↓↓↓

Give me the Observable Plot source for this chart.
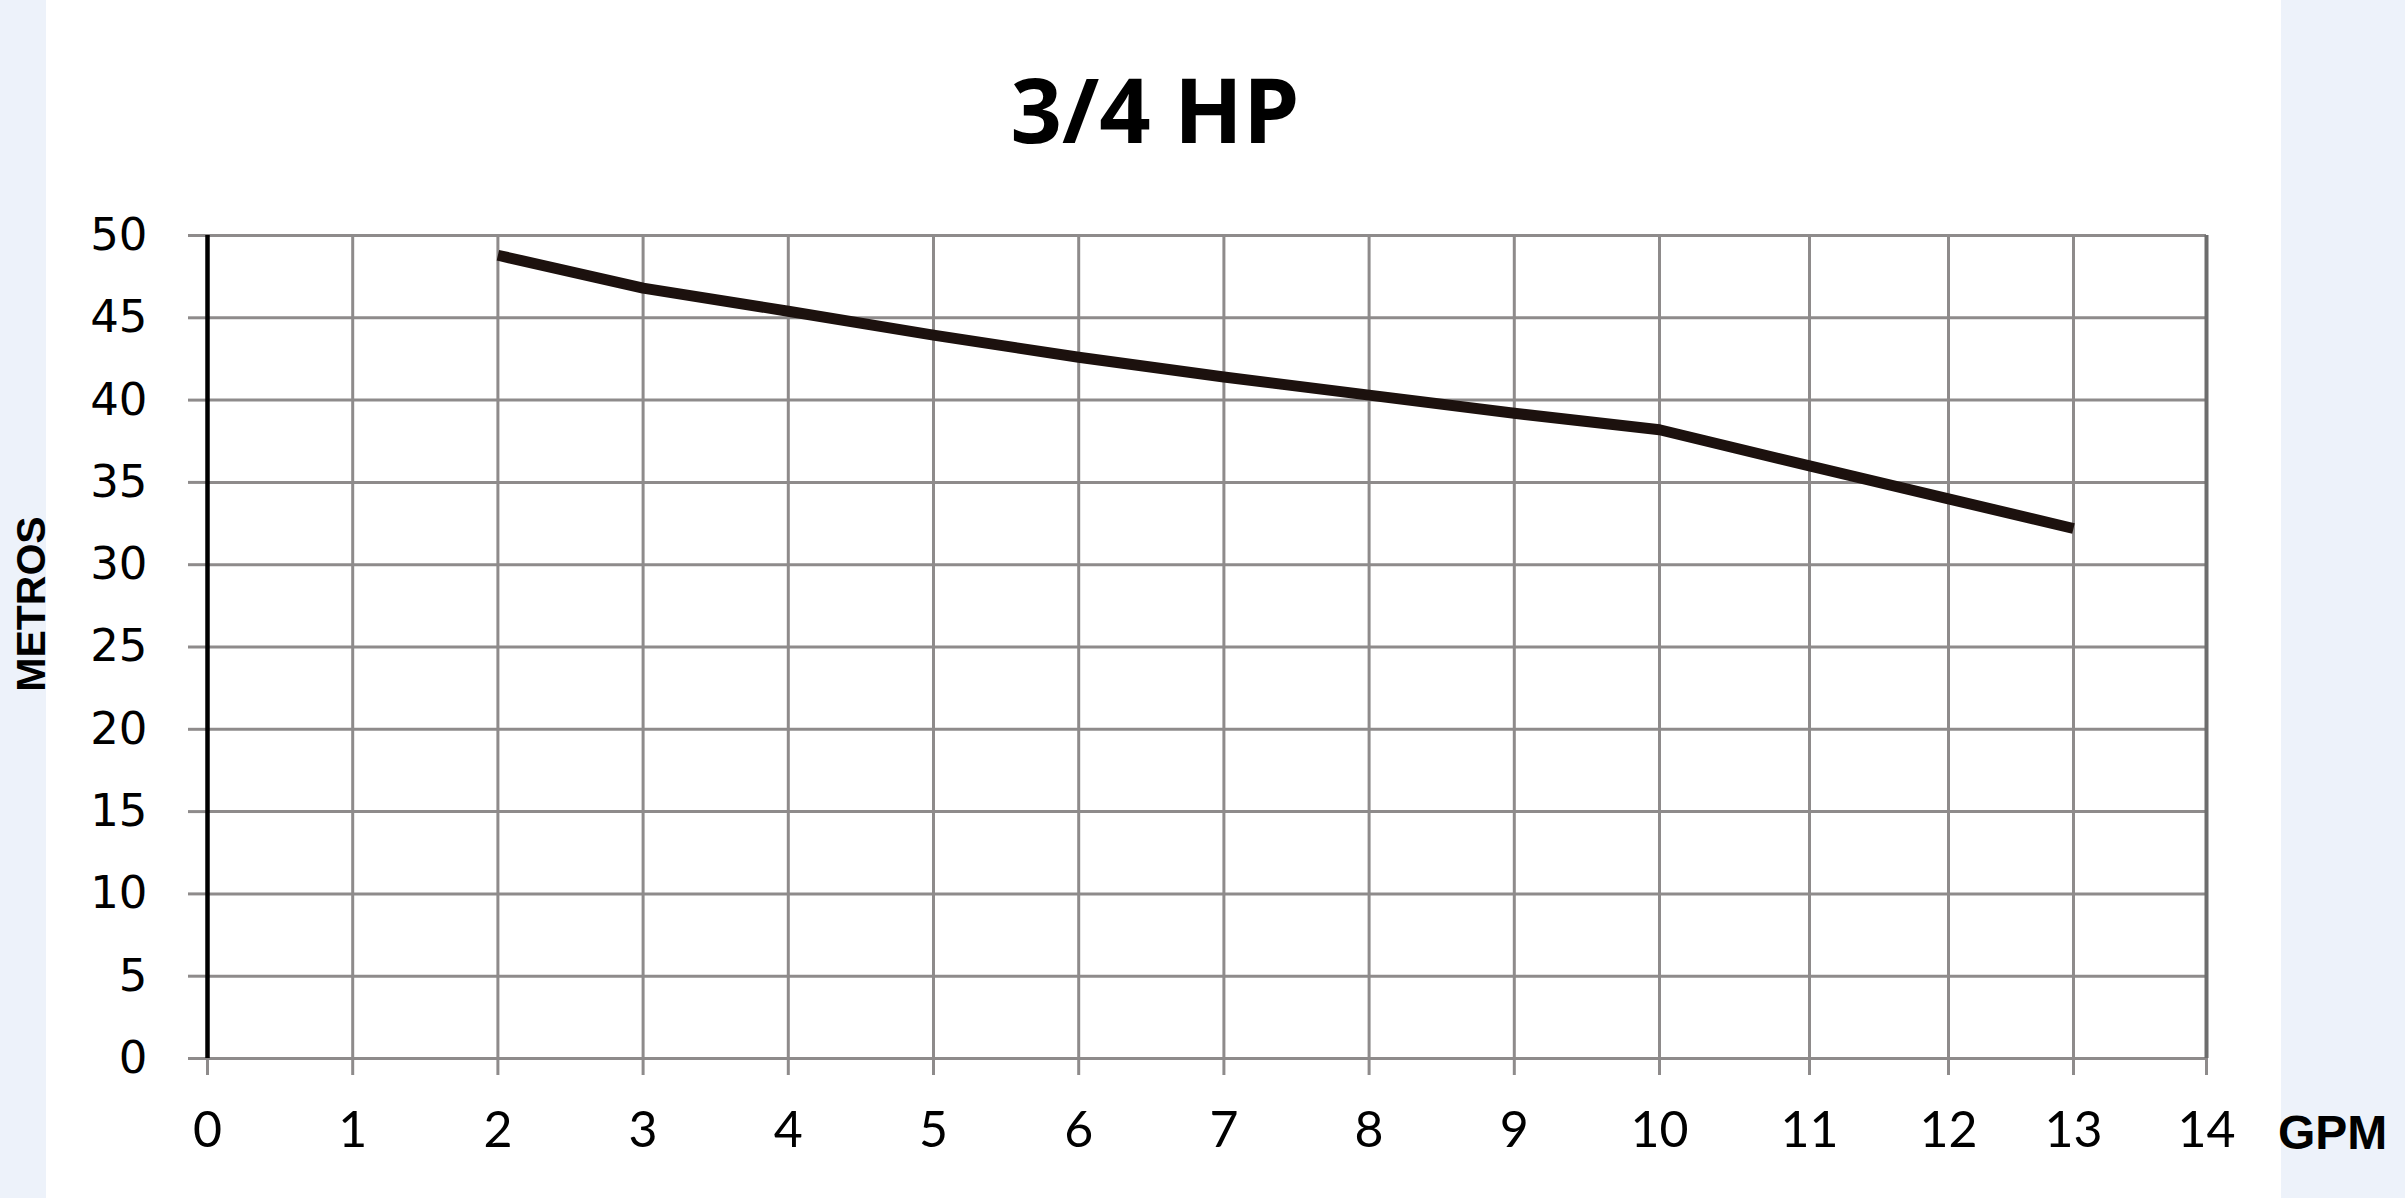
<!DOCTYPE html>
<html>
<head>
<meta charset="utf-8">
<script src="https://cdn.jsdelivr.net/npm/d3@7"></script>
<script src="https://cdn.jsdelivr.net/npm/@observablehq/plot@0.6"></script>
<style>
  html, body { margin: 0; padding: 0; }
  body { width: 2405px; height: 1198px; overflow: hidden; }
  #wrap {
    position: relative; width: 2405px; height: 1198px;
    background: linear-gradient(to right, #edf2fa 0 46px, #ffffff 46px 2281px, #edf2fa 2281px);
  }
  #chart { position: absolute; left: 0; top: 0; }
  .title {
    position: absolute; left: 1155px; top: 63px; transform: translateX(-50%);
    font-family: "Open Sans", sans-serif; font-weight: 700; font-size: 90px; line-height: 90px;
    color: #000; white-space: nowrap;
  }
  .ylab {
    position: absolute; left: 31px; top: 604px;
    transform: translate(-50%, -50%) rotate(-90deg);
    font-family: "Liberation Sans", Arial, sans-serif; font-weight: 700; font-size: 41px; line-height: 41px;
    color: #000; white-space: nowrap;
  }
  .xlab {
    position: absolute; left: 2278px; top: 1109px;
    font-family: "Liberation Sans", Arial, sans-serif; font-weight: 700; font-size: 48px; line-height: 48px;
    color: #000; white-space: nowrap;
  }
  g[aria-label="y-axis tick label"] { font-family: "DejaVu Sans", sans-serif; font-size: 45px; }
  g[aria-label="x-axis tick label"] { font-family: "Lato", "Open Sans", sans-serif; font-size: 50px; }
</style>
</head>
<body>
<div id="wrap">
  <div id="chart"></div>
  <div class="title">3/4 HP</div>
  <div class="ylab">METROS</div>
  <div class="xlab">GPM</div>
</div>
<script>
// Data
const gpm    = [2, 3, 4, 5, 6, 7, 8, 9, 10, 11, 12, 13];
const metros = [48.8, 46.8, 45.4, 43.95, 42.6, 41.4, 40.3, 39.2, 38.2, 36.0, 34.0, 32.2];
const xTicks = [0, 1, 2, 3, 4, 5, 6, 7, 8, 9, 10, 11, 12, 13, 14];
const yTicks = [0, 5, 10, 15, 20, 25, 30, 35, 40, 45, 50];

const data = gpm.map((g, i) => ({gpm: g, metros: metros[i]}));
const grid = "#8e8b8b";

const chart = Plot.plot({
  width: 2405,
  height: 1198,
  marginTop: 235,
  marginBottom: 140,
  marginLeft: 207,
  marginRight: 199,
  style: {background: "transparent", overflow: "visible"},
  x: {type: "linear", domain: [0, 10, 11, 12, 13, 14], range: [207, 1659, 1809, 1948, 2073, 2206]},
  y: {type: "linear", domain: [0, 50]},
  marks: [
    Plot.ruleY(yTicks, {stroke: grid, strokeWidth: 3}),
    Plot.ruleX(xTicks.filter(d => d < 14), {stroke: grid, strokeWidth: 3}),
    Plot.axisY({ticks: yTicks, tickSize: 19, tickPadding: 41, stroke: grid, strokeWidth: 3, fill: "#000",
                fontSize: 45, fontFamily: "DejaVu Sans", label: null, tickFormat: d => String(d)}),
    Plot.axisX({ticks: xTicks, tickSize: 17, tickPadding: 36, stroke: grid, strokeWidth: 3, fill: "#000",
                fontSize: 50, fontFamily: "Lato", label: null, tickFormat: d => String(d)}),
    Plot.ruleX([14], {stroke: "#6d6d6d", strokeWidth: 4}),
    Plot.ruleX([0], {stroke: "#000", strokeWidth: 4.5}),
    Plot.line(data, {x: "gpm", y: "metros", stroke: "#1c110e", strokeWidth: 11,
                     strokeLinecap: "butt", strokeLinejoin: "round"})
  ]
});
document.getElementById("chart").appendChild(chart);
</script>
</body>
</html>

↑↑↑

- INSTRUCTION: Copy the material exactly. Do not include the pictures.

- REPLY:
Give me the Observable Plot source for this chart.
<!DOCTYPE html>
<html>
<head>
<meta charset="utf-8">
<script src="https://cdn.jsdelivr.net/npm/d3@7"></script>
<script src="https://cdn.jsdelivr.net/npm/@observablehq/plot@0.6"></script>
<style>
  html, body { margin: 0; padding: 0; }
  body { width: 2405px; height: 1198px; overflow: hidden; }
  #wrap {
    position: relative; width: 2405px; height: 1198px;
    background: linear-gradient(to right, #edf2fa 0 46px, #ffffff 46px 2281px, #edf2fa 2281px);
  }
  #chart { position: absolute; left: 0; top: 0; }
  .title {
    position: absolute; left: 1155px; top: 63px; transform: translateX(-50%);
    font-family: "Open Sans", sans-serif; font-weight: 700; font-size: 90px; line-height: 90px;
    color: #000; white-space: nowrap;
  }
  .ylab {
    position: absolute; left: 31px; top: 604px;
    transform: translate(-50%, -50%) rotate(-90deg);
    font-family: "Liberation Sans", Arial, sans-serif; font-weight: 700; font-size: 41px; line-height: 41px;
    color: #000; white-space: nowrap;
  }
  .xlab {
    position: absolute; left: 2278px; top: 1109px;
    font-family: "Liberation Sans", Arial, sans-serif; font-weight: 700; font-size: 48px; line-height: 48px;
    color: #000; white-space: nowrap;
  }
  g[aria-label="y-axis tick label"] { font-family: "DejaVu Sans", sans-serif; font-size: 45px; }
  g[aria-label="x-axis tick label"] { font-family: "Lato", "Open Sans", sans-serif; font-size: 50px; }
</style>
</head>
<body>
<div id="wrap">
  <div id="chart"></div>
  <div class="title">3/4 HP</div>
  <div class="ylab">METROS</div>
  <div class="xlab">GPM</div>
</div>
<script>
// Data
const gpm    = [2, 3, 4, 5, 6, 7, 8, 9, 10, 11, 12, 13];
const metros = [48.8, 46.8, 45.4, 43.95, 42.6, 41.4, 40.3, 39.2, 38.2, 36.0, 34.0, 32.2];
const xTicks = [0, 1, 2, 3, 4, 5, 6, 7, 8, 9, 10, 11, 12, 13, 14];
const yTicks = [0, 5, 10, 15, 20, 25, 30, 35, 40, 45, 50];

const data = gpm.map((g, i) => ({gpm: g, metros: metros[i]}));
const grid = "#8e8b8b";

const chart = Plot.plot({
  width: 2405,
  height: 1198,
  marginTop: 235,
  marginBottom: 140,
  marginLeft: 207,
  marginRight: 199,
  style: {background: "transparent", overflow: "visible"},
  x: {type: "linear", domain: [0, 10, 11, 12, 13, 14], range: [207, 1659, 1809, 1948, 2073, 2206]},
  y: {type: "linear", domain: [0, 50]},
  marks: [
    Plot.ruleY(yTicks, {stroke: grid, strokeWidth: 3}),
    Plot.ruleX(xTicks.filter(d => d < 14), {stroke: grid, strokeWidth: 3}),
    Plot.axisY({ticks: yTicks, tickSize: 19, tickPadding: 41, stroke: grid, strokeWidth: 3, fill: "#000",
                fontSize: 45, fontFamily: "DejaVu Sans", label: null, tickFormat: d => String(d)}),
    Plot.axisX({ticks: xTicks, tickSize: 17, tickPadding: 36, stroke: grid, strokeWidth: 3, fill: "#000",
                fontSize: 50, fontFamily: "Lato", label: null, tickFormat: d => String(d)}),
    Plot.ruleX([14], {stroke: "#6d6d6d", strokeWidth: 4}),
    Plot.ruleX([0], {stroke: "#000", strokeWidth: 4.5}),
    Plot.line(data, {x: "gpm", y: "metros", stroke: "#1c110e", strokeWidth: 11,
                     strokeLinecap: "butt", strokeLinejoin: "round"})
  ]
});
document.getElementById("chart").appendChild(chart);
</script>
</body>
</html>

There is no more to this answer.